INSTRUCTION ▸ Reproduce, please, the span of lines beginning at the line with "Write a Python" and ending at the line with "import pandas as pd", inclusive, minus any pictures.

— BEGIN —

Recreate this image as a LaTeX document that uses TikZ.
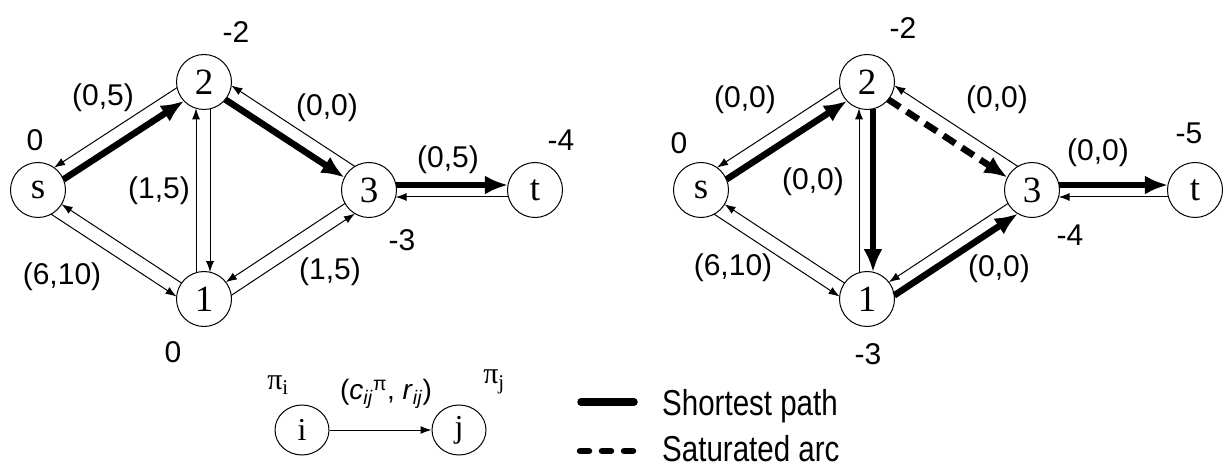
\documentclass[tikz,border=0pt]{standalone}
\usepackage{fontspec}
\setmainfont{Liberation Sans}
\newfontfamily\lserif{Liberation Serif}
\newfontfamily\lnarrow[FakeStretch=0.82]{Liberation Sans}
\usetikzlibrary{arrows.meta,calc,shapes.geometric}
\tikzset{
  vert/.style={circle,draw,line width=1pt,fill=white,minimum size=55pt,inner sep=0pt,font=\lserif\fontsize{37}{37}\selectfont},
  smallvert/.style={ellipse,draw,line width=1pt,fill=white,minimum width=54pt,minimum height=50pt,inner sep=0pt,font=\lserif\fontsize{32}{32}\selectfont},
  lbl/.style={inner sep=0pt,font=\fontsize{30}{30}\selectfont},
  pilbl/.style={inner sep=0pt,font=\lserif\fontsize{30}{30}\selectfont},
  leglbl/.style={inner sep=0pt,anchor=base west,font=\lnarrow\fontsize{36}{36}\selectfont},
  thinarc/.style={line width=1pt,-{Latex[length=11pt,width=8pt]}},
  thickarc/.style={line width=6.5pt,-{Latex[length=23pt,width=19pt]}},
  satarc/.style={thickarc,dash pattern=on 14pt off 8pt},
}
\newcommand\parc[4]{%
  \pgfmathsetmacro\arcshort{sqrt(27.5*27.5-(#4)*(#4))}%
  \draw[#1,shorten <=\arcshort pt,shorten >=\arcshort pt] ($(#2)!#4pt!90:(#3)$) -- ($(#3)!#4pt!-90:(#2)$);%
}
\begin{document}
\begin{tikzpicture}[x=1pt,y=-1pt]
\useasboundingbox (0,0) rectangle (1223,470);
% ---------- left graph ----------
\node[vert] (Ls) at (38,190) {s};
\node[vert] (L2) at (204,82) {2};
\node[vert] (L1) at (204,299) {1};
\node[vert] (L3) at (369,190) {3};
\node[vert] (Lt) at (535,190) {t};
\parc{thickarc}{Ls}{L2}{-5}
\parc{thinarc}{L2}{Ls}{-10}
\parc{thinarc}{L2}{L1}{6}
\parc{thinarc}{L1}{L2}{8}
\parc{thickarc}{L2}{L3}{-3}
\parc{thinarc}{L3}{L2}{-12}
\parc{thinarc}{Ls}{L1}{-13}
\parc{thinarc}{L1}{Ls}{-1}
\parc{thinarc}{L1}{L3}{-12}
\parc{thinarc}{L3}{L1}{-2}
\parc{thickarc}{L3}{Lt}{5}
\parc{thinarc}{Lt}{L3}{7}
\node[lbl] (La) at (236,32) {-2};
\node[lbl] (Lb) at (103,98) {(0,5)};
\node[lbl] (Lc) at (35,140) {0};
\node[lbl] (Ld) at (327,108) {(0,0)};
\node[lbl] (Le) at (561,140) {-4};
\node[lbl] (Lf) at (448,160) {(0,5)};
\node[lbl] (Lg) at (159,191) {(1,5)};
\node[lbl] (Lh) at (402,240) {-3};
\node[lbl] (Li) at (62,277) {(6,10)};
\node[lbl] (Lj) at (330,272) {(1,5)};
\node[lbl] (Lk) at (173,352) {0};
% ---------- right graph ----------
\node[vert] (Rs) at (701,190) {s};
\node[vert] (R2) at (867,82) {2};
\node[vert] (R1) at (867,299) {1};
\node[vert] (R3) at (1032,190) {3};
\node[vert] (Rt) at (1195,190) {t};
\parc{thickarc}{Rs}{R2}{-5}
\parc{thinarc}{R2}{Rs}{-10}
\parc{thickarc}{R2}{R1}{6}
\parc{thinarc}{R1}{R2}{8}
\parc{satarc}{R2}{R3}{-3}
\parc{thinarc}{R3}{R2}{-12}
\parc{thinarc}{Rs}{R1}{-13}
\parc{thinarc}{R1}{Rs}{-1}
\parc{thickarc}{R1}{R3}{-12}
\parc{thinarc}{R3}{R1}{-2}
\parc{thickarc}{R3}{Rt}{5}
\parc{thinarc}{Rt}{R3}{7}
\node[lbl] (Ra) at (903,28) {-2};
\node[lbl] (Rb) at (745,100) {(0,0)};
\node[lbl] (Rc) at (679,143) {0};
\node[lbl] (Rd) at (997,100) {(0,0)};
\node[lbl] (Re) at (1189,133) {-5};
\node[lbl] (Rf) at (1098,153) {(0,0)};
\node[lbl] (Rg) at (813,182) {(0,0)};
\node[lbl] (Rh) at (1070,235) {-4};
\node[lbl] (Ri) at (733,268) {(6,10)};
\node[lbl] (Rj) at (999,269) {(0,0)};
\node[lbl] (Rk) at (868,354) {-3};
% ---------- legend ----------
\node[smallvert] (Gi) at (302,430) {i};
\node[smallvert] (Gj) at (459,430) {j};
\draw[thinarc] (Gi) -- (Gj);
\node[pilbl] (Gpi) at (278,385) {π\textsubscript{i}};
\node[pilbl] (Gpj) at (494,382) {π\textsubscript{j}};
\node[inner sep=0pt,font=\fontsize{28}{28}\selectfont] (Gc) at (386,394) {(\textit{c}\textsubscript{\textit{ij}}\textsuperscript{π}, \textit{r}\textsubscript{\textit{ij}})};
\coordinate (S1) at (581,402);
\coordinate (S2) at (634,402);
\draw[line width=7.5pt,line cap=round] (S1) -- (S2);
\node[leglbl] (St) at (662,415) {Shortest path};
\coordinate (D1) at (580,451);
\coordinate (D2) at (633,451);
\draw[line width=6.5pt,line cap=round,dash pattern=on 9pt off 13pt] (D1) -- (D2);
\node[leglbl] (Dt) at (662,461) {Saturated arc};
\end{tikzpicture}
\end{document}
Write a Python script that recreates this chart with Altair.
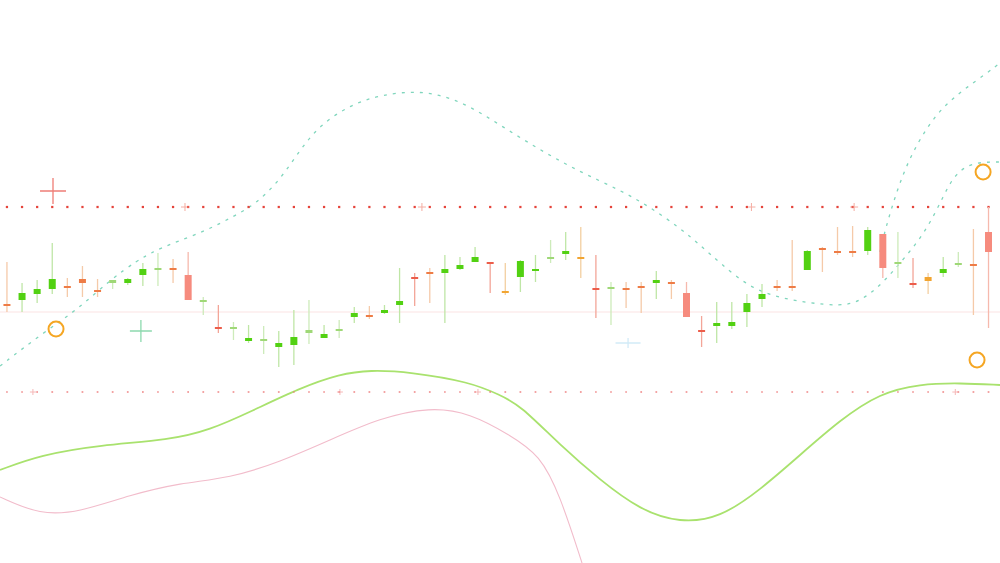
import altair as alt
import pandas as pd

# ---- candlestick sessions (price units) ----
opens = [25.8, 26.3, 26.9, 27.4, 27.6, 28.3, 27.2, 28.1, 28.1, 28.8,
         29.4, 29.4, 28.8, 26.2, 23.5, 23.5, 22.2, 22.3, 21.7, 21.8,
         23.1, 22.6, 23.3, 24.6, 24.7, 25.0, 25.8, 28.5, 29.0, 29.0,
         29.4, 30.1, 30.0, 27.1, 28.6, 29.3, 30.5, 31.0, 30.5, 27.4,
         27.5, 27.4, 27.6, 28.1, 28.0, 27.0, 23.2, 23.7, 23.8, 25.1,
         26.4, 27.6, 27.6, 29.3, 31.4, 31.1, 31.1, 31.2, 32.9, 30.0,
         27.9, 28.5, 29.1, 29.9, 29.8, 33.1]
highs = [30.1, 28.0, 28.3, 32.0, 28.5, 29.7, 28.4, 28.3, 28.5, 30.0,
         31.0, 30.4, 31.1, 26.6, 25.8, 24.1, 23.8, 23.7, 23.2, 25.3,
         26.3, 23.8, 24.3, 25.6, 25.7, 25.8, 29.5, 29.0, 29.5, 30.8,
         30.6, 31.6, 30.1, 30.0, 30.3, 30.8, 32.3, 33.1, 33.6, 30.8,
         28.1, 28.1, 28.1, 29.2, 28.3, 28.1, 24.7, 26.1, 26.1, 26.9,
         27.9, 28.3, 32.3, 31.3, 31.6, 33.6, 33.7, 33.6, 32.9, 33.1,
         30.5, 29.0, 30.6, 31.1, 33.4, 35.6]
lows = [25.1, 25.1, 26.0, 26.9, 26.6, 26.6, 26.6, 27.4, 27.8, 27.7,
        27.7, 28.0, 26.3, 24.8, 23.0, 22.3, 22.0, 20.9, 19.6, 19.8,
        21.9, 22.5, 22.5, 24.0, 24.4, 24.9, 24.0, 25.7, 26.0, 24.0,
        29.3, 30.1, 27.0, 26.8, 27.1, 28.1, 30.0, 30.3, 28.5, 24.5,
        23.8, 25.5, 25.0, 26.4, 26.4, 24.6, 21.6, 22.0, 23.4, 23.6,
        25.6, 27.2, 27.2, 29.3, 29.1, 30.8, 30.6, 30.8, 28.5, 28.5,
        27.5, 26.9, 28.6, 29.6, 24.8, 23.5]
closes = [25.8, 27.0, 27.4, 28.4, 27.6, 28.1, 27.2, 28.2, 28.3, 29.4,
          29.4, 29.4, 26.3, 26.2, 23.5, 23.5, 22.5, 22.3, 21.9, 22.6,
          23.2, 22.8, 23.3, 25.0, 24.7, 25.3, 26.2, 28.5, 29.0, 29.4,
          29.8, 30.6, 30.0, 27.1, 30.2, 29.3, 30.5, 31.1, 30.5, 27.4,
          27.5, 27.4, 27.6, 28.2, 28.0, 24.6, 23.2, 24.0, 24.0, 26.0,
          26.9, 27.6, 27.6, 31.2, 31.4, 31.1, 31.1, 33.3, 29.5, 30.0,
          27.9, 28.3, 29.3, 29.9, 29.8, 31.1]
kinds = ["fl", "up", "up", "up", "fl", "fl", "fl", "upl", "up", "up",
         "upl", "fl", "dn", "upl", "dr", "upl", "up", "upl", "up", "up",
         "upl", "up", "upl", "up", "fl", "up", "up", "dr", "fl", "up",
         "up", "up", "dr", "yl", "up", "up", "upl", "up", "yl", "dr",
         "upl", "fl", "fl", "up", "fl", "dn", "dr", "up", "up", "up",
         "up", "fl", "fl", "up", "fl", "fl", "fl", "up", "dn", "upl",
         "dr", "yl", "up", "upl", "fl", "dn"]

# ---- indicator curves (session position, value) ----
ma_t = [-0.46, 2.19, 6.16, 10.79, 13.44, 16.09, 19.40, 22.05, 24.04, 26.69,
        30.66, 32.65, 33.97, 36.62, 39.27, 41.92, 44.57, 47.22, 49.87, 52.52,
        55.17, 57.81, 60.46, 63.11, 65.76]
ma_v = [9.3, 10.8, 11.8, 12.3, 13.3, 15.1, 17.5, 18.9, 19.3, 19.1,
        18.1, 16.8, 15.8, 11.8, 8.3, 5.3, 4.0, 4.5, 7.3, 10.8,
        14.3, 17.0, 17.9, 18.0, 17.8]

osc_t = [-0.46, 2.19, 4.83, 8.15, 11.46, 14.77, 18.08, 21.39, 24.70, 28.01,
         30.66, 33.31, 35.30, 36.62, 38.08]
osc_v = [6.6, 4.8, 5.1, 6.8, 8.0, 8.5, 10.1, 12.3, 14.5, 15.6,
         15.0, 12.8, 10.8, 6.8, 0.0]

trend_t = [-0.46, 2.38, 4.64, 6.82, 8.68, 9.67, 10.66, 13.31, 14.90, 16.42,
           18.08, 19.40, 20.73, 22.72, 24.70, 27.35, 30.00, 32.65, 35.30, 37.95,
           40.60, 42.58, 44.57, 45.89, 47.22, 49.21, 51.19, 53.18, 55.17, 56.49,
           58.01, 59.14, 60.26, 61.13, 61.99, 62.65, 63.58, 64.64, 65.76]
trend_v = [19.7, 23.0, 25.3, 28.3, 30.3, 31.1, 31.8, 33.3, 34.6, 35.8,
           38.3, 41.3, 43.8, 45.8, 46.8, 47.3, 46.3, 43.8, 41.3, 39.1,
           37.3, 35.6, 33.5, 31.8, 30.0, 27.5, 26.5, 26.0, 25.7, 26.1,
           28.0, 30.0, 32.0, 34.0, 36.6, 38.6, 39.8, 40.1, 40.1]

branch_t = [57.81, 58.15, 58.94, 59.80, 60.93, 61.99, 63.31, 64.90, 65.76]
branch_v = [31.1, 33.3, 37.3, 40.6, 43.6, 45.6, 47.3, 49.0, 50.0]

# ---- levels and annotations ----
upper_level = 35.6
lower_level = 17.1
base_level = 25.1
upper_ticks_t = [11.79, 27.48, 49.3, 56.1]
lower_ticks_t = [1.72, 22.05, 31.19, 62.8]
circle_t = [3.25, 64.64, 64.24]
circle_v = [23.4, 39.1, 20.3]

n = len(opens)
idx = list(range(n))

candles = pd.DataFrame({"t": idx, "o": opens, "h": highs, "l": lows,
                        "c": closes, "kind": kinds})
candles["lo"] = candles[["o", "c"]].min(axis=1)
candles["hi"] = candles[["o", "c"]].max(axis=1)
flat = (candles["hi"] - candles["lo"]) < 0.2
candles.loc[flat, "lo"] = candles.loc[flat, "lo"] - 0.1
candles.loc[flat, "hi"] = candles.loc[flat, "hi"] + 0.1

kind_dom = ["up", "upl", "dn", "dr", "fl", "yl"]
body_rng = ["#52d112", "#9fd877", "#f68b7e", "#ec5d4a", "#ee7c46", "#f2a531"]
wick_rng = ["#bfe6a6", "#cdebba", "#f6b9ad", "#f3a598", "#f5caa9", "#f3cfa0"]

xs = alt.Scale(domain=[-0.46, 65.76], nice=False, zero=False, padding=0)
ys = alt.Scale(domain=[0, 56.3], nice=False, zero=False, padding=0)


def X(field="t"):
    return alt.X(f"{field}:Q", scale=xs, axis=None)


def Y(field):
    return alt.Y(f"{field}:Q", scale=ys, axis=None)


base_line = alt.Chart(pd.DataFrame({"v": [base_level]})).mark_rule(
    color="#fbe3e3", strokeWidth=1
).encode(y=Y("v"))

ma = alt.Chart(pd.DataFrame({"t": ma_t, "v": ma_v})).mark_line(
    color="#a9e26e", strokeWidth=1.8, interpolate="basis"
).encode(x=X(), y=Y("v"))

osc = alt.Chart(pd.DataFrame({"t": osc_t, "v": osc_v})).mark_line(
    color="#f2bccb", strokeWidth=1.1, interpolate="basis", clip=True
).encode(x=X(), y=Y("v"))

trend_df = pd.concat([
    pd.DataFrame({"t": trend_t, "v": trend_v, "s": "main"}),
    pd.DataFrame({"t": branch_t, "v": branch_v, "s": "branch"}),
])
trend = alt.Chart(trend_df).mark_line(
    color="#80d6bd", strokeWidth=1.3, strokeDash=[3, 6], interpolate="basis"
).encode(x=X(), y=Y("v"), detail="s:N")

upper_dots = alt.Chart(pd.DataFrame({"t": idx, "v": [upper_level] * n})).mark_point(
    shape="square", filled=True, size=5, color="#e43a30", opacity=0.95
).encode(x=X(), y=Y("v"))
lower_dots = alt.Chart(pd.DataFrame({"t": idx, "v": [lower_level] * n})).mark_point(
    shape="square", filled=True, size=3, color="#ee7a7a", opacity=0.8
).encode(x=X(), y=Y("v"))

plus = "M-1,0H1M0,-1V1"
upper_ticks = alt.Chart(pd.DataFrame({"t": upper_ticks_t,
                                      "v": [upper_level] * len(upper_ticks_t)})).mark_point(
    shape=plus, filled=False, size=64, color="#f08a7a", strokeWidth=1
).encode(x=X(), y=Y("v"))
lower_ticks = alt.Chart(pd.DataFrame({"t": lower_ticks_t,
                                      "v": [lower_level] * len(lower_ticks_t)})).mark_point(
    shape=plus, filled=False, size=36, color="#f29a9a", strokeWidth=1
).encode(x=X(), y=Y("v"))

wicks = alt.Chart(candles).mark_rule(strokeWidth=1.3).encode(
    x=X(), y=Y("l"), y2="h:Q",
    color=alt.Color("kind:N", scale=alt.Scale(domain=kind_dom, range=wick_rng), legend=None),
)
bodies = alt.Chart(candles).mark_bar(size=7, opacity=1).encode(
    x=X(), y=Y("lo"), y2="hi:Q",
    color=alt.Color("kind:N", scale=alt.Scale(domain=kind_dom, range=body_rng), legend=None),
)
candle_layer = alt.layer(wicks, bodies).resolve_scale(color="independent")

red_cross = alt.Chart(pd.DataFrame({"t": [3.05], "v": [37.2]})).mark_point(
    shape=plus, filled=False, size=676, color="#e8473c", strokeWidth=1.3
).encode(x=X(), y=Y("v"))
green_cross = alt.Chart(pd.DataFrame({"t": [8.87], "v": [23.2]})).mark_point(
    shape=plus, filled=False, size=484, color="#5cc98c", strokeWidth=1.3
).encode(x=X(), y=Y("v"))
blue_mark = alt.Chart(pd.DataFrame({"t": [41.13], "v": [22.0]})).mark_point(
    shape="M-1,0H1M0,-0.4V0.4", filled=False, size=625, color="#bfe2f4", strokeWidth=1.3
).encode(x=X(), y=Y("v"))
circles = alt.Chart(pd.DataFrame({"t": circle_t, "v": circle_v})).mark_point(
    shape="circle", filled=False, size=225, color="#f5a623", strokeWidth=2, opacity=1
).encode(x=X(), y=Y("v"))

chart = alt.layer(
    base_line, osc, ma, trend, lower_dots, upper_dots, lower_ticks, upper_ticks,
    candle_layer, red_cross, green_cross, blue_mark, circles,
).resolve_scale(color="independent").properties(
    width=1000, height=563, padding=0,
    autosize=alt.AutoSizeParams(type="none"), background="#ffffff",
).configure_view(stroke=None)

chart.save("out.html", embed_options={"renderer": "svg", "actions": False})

— END —

EXERCISE ANSWER ▸
Write a Python script that recreates this chart with Altair.
import altair as alt
import pandas as pd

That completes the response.